The Living Wage Foundation approached HSF to be part of its pilot scheme for the Living Pension. This is an initiative – similar to the Real Living Wage – that employers can commit to and offer a level of pension contributions that aims to provide a certain standard of living in retirement. 

The commitment is to provide a total pension contribution of 12% of which at least 7% should be from the employer, with the contributions based on total earnings. This contrasts with auto-enrolment where employers are required to contribute just 3%, based on qualifying earnings. 
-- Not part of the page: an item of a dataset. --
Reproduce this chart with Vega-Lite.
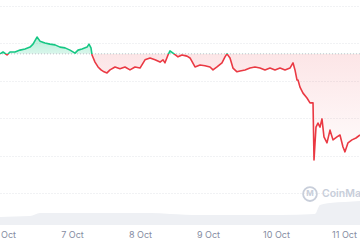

Being a Living Pension employer 

There are two reasons why we decided to commit to the Living Pension. Firstly, it aligns with our values and commitment to wellbeing, including a commitment to financial security for employees. Secondly, the Living Pension promotes a meaningful savings target that people can engage with and this makes sense to us as a business. 

We know from our own modelling that this initiative will result in better outcomes at retirement for a large number of people, which in itself is excellent. 

But more than that, it’s going to change the way in which people engage with our pension scheme and what it offers. So it’s about engagement levels, rather than just numbers. 

Engaging employees with their pension 

We’ve been working closely with our pension advisors to understand what potential outcomes are going to look like for our employee population. Taking age as an example, we know that the youngest employees can be difficult to engage with their pension, but we also know that one of the biggest impacts in terms of someone’s pension outcome is joining the scheme as early as possible in their career. 

Since we introduced the Living Pension, we’ve already had feedback from people in their 20s saying it has got them thinking about the decisions that they make now and what that might mean in terms of long-term financial security. 

By using our data, we’re able to bring to life what employees’ contributions mean, in terms of long-term outcome, and that’s really helping to further engage people with their pension.